- **WRITTEN INSTRUCTION**
Pictures are not part of the copy. Give again exactly the lines from the one with "Write the Plotly code for this chart." to the one with "return 1 - (p - T) / PH", inclusive.

- **TASK INPUT**

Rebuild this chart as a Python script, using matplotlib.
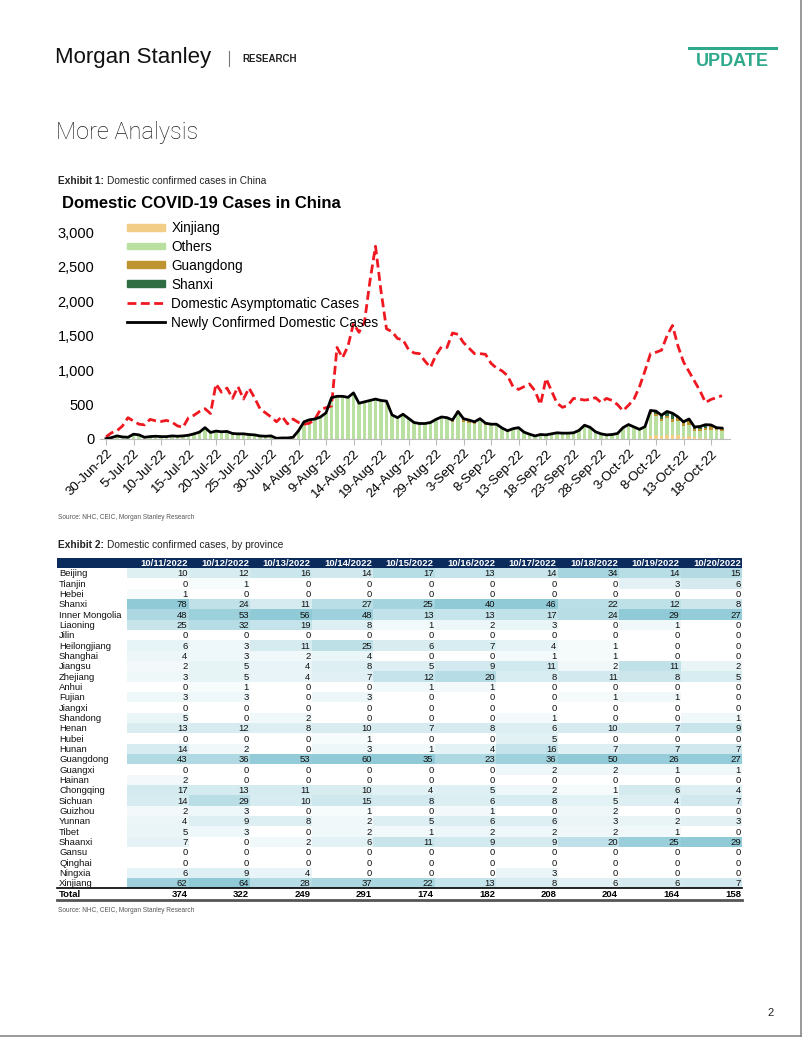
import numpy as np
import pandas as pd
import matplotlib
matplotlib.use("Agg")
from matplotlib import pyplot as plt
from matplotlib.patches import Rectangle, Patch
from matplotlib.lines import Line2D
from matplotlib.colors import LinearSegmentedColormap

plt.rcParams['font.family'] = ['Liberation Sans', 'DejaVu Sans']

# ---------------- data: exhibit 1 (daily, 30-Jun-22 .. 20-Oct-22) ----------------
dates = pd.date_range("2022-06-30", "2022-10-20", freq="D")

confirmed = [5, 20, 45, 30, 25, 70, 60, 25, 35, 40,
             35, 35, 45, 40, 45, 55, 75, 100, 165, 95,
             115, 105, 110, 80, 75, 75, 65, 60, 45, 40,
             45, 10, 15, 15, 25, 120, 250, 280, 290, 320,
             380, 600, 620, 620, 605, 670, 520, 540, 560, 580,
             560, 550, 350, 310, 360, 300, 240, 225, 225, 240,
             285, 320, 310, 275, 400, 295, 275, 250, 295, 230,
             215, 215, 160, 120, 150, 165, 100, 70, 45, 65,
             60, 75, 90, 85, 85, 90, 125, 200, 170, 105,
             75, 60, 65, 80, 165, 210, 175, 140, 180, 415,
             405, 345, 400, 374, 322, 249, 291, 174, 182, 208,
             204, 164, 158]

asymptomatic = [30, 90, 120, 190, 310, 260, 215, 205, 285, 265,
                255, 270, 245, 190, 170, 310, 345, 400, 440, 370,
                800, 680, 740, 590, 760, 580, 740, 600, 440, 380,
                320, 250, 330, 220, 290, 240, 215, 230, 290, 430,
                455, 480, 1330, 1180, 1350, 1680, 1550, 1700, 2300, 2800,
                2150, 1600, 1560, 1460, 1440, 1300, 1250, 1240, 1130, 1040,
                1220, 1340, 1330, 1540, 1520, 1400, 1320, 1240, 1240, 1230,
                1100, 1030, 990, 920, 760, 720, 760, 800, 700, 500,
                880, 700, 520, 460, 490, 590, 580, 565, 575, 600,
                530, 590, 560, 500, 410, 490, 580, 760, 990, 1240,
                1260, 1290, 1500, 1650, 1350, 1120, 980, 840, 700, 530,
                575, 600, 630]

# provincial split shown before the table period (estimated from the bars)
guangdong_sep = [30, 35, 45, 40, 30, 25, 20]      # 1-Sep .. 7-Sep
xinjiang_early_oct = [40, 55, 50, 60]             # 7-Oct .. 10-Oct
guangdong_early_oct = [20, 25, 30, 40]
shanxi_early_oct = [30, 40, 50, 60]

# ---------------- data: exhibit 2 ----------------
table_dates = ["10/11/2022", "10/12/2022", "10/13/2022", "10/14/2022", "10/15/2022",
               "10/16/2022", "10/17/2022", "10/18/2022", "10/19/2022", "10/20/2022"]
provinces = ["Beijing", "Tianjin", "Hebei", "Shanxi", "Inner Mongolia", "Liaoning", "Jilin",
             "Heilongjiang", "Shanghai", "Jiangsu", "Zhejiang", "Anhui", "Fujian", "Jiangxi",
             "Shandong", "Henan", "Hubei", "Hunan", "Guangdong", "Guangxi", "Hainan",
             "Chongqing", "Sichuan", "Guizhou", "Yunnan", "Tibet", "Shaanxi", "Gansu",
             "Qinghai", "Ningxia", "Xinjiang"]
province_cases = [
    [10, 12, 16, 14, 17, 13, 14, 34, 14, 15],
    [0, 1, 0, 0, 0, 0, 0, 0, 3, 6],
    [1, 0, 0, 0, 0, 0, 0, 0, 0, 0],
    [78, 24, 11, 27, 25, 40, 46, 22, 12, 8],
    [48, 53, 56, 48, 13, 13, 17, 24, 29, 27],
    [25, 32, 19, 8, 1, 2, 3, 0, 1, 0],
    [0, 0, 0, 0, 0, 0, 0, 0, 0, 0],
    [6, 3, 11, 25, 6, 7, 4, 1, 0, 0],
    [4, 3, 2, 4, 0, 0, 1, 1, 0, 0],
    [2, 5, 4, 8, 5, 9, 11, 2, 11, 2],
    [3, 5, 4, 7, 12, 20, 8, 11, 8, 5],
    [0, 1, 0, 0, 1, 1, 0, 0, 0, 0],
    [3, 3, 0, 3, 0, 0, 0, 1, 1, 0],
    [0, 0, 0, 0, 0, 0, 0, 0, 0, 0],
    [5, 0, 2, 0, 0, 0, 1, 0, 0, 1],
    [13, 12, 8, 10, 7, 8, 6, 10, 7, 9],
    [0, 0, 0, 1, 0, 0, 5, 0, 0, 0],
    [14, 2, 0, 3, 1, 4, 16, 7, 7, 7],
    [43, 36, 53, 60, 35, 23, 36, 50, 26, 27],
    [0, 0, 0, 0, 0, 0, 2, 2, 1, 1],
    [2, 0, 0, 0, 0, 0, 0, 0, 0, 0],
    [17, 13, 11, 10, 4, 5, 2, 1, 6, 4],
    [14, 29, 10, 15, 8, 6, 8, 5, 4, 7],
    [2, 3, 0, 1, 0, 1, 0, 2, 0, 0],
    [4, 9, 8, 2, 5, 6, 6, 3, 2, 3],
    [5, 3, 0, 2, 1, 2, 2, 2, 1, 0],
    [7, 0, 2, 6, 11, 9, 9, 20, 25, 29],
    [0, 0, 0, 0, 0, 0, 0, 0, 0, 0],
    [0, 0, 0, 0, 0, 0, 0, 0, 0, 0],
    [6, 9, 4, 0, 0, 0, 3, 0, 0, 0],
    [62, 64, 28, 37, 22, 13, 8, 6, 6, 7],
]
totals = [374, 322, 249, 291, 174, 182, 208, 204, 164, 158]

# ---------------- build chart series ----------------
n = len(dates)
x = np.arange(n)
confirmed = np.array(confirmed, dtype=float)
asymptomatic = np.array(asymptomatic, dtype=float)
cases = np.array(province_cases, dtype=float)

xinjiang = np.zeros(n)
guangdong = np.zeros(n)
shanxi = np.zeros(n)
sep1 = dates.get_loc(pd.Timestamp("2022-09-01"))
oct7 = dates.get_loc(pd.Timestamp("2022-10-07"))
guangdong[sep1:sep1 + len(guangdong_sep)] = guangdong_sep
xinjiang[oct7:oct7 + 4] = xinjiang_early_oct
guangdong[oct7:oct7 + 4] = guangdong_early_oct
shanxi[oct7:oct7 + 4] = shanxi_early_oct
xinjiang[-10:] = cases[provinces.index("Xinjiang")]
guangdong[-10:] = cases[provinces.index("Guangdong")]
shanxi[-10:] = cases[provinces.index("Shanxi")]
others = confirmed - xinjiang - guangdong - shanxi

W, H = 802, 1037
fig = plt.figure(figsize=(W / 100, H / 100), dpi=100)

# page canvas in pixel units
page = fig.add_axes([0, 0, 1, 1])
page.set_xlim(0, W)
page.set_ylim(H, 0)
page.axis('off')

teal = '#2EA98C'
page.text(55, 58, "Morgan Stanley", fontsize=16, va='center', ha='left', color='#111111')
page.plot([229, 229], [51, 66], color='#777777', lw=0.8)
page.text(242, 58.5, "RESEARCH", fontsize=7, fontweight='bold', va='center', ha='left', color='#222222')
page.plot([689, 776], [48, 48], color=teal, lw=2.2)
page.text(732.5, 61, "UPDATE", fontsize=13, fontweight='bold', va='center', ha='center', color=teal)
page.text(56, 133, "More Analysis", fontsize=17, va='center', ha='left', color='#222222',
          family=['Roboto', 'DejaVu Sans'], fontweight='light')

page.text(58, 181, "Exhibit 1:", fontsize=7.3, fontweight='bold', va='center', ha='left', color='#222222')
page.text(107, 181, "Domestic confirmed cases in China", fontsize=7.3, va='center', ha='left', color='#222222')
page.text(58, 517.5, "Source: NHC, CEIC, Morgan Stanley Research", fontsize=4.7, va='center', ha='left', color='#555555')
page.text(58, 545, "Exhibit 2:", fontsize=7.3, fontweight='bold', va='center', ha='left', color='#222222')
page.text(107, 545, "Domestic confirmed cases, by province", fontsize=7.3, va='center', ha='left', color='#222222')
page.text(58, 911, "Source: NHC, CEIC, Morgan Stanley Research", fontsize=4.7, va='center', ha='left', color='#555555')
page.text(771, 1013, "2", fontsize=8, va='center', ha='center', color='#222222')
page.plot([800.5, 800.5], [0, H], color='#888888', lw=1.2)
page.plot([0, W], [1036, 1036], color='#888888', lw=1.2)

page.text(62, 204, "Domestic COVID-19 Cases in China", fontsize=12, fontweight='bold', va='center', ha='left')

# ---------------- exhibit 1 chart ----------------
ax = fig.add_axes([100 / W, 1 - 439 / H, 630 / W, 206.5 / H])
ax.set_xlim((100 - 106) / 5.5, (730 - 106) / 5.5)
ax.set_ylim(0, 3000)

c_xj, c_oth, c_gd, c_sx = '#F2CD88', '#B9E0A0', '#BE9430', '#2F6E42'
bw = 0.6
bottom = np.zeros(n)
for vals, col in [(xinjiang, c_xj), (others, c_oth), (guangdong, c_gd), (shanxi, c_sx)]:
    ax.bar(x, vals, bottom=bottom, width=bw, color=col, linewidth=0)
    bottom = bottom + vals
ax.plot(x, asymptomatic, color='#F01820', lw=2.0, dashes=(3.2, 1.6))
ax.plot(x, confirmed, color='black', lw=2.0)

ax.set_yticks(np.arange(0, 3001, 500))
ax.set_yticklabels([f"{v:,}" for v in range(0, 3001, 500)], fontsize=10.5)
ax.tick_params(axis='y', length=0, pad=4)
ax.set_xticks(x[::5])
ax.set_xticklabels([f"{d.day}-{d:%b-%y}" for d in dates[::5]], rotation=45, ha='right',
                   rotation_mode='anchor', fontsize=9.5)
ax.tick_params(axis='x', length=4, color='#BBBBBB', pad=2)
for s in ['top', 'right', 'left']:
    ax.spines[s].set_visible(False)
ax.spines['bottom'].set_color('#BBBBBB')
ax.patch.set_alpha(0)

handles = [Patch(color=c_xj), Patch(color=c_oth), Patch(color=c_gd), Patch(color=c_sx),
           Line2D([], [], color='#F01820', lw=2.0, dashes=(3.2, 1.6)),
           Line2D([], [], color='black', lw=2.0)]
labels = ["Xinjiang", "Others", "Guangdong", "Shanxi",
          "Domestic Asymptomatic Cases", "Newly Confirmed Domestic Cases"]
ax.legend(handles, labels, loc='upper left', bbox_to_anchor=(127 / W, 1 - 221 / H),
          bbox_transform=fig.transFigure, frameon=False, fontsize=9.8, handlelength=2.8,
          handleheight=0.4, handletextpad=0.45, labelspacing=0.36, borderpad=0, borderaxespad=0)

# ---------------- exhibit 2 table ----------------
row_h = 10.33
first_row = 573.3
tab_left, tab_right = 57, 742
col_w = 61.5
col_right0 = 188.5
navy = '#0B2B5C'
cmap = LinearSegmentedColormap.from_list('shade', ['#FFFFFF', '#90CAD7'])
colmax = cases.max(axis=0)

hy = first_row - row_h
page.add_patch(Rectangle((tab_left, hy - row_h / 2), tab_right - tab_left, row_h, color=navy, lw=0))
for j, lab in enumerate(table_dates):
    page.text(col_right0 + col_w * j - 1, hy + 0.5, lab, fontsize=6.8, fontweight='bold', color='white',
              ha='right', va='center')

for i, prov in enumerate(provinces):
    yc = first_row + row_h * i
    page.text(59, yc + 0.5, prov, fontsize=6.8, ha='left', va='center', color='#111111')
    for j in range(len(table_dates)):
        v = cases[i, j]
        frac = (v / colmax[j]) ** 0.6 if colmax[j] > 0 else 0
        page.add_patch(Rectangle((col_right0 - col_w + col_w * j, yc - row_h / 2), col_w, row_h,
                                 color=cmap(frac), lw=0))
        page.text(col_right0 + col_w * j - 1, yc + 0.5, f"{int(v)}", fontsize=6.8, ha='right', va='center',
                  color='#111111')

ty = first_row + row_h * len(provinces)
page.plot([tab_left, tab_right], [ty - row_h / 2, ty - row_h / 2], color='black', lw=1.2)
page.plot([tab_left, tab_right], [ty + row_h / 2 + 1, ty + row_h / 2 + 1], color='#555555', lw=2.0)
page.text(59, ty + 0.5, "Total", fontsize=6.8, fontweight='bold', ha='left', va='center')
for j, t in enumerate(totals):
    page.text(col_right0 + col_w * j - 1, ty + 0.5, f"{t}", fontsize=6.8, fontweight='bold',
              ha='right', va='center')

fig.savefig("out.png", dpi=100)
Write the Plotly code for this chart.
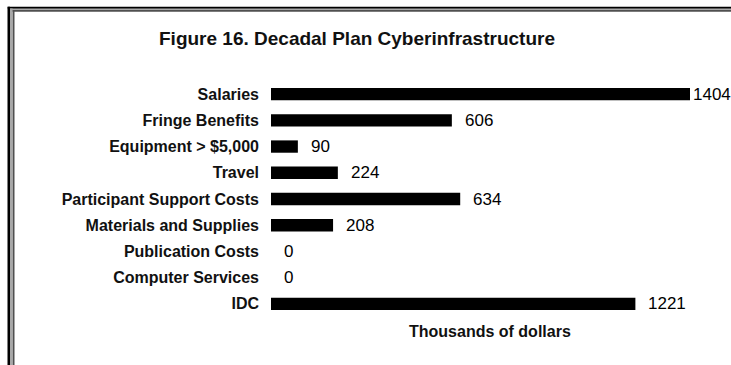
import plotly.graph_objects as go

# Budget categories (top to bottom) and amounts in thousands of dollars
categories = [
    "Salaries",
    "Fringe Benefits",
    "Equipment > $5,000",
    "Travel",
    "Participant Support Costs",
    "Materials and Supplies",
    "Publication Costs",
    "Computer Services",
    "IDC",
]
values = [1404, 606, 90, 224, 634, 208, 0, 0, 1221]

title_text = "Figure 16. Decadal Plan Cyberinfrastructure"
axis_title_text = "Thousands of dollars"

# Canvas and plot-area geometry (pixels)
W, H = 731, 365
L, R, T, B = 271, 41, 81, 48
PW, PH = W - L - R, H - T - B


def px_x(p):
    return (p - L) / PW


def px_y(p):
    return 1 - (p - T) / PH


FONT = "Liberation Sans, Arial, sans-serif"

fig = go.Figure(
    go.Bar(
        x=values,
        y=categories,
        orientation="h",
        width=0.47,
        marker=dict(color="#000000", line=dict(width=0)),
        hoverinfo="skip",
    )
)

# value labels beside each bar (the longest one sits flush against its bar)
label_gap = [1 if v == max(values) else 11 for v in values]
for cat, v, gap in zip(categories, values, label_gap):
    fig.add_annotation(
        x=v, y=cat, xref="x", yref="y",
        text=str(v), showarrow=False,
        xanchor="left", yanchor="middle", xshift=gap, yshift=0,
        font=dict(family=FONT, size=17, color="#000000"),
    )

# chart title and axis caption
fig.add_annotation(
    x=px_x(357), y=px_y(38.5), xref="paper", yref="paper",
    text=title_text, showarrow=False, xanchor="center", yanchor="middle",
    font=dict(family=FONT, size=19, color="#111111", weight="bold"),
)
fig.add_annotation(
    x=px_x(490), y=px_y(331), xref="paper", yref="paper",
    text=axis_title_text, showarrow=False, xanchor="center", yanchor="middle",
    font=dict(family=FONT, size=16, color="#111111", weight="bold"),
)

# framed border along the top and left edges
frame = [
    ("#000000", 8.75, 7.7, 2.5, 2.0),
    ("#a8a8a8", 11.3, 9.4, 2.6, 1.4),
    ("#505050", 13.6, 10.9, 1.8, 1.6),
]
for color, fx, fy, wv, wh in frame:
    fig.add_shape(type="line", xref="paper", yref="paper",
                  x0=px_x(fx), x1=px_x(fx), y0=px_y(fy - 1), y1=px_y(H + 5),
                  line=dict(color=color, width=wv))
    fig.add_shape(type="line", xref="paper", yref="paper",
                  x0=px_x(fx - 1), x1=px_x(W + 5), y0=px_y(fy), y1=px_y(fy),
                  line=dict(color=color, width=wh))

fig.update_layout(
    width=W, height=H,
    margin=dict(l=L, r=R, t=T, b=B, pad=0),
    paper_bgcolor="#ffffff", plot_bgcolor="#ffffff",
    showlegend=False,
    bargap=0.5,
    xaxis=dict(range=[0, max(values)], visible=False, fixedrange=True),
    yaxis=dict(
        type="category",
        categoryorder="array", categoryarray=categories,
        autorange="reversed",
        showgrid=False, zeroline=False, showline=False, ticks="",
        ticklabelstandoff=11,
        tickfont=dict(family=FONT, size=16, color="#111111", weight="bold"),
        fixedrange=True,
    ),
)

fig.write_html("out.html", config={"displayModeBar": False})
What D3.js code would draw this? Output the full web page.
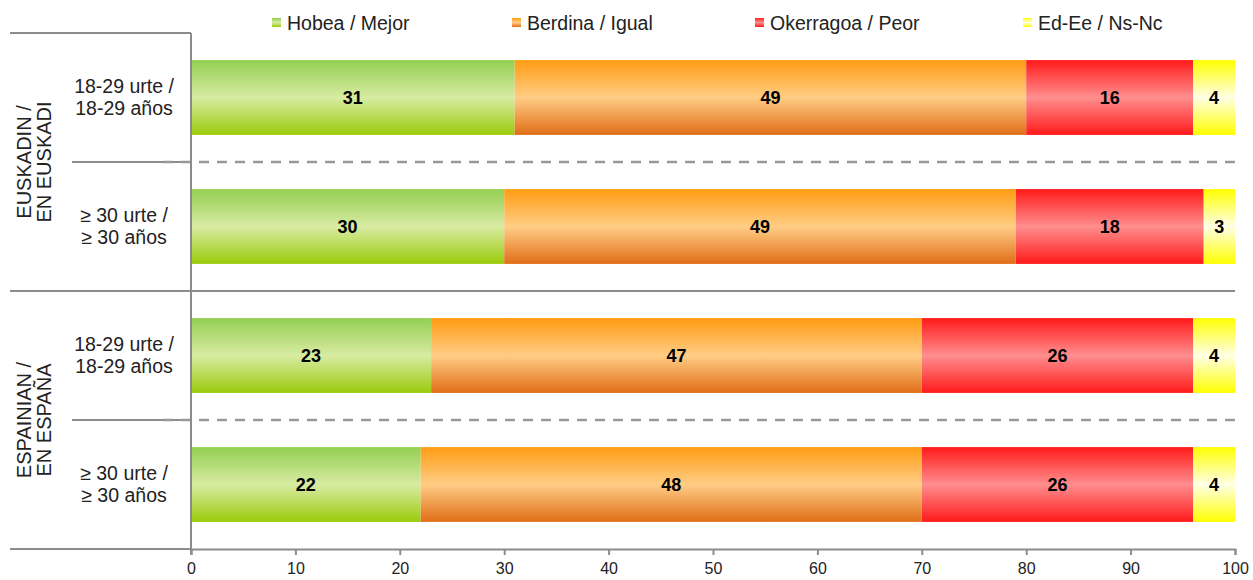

- **THE RESULT**
Write the Plotly code for this chart.
import plotly.graph_objects as go

# Budget categories (top to bottom) and amounts in thousands of dollars
categories = [
    "Salaries",
    "Fringe Benefits",
    "Equipment > $5,000",
    "Travel",
    "Participant Support Costs",
    "Materials and Supplies",
    "Publication Costs",
    "Computer Services",
    "IDC",
]
values = [1404, 606, 90, 224, 634, 208, 0, 0, 1221]

title_text = "Figure 16. Decadal Plan Cyberinfrastructure"
axis_title_text = "Thousands of dollars"

# Canvas and plot-area geometry (pixels)
W, H = 731, 365
L, R, T, B = 271, 41, 81, 48
PW, PH = W - L - R, H - T - B


def px_x(p):
    return (p - L) / PW


def px_y(p):
    return 1 - (p - T) / PH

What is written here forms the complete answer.